*EXERCISE AIM*. Give every entry again, word for word and in full.

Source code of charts
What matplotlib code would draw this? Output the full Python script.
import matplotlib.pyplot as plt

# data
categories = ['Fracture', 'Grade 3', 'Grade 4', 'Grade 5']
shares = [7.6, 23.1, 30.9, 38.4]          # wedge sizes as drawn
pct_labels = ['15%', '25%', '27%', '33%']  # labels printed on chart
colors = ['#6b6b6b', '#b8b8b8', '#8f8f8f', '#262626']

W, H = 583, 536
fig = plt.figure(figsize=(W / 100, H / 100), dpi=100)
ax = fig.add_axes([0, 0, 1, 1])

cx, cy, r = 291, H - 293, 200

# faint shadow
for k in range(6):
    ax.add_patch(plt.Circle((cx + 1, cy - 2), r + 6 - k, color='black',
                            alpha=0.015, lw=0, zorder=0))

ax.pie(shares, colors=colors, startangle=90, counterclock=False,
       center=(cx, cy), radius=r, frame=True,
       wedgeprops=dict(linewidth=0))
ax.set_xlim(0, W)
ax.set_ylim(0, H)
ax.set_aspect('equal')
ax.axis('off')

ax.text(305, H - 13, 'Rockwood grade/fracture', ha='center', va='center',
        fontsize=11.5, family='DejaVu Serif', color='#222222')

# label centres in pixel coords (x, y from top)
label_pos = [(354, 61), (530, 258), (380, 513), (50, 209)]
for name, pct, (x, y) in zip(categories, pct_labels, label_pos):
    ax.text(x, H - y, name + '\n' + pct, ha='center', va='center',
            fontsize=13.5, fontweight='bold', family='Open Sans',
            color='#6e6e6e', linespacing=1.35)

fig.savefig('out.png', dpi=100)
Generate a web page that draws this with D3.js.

*RESULT BELOW*.
What matplotlib code would draw this? Output the full Python script.
import matplotlib.pyplot as plt

# data
categories = ['Fracture', 'Grade 3', 'Grade 4', 'Grade 5']
shares = [7.6, 23.1, 30.9, 38.4]          # wedge sizes as drawn
pct_labels = ['15%', '25%', '27%', '33%']  # labels printed on chart
colors = ['#6b6b6b', '#b8b8b8', '#8f8f8f', '#262626']

W, H = 583, 536
fig = plt.figure(figsize=(W / 100, H / 100), dpi=100)
ax = fig.add_axes([0, 0, 1, 1])

cx, cy, r = 291, H - 293, 200

# faint shadow
for k in range(6):
    ax.add_patch(plt.Circle((cx + 1, cy - 2), r + 6 - k, color='black',
                            alpha=0.015, lw=0, zorder=0))

ax.pie(shares, colors=colors, startangle=90, counterclock=False,
       center=(cx, cy), radius=r, frame=True,
       wedgeprops=dict(linewidth=0))
ax.set_xlim(0, W)
ax.set_ylim(0, H)
ax.set_aspect('equal')
ax.axis('off')

ax.text(305, H - 13, 'Rockwood grade/fracture', ha='center', va='center',
        fontsize=11.5, family='DejaVu Serif', color='#222222')

# label centres in pixel coords (x, y from top)
label_pos = [(354, 61), (530, 258), (380, 513), (50, 209)]
for name, pct, (x, y) in zip(categories, pct_labels, label_pos):
    ax.text(x, H - y, name + '\n' + pct, ha='center', va='center',
            fontsize=13.5, fontweight='bold', family='Open Sans',
            color='#6e6e6e', linespacing=1.35)

fig.savefig('out.png', dpi=100)
Generate a web page that draws this with D3.js.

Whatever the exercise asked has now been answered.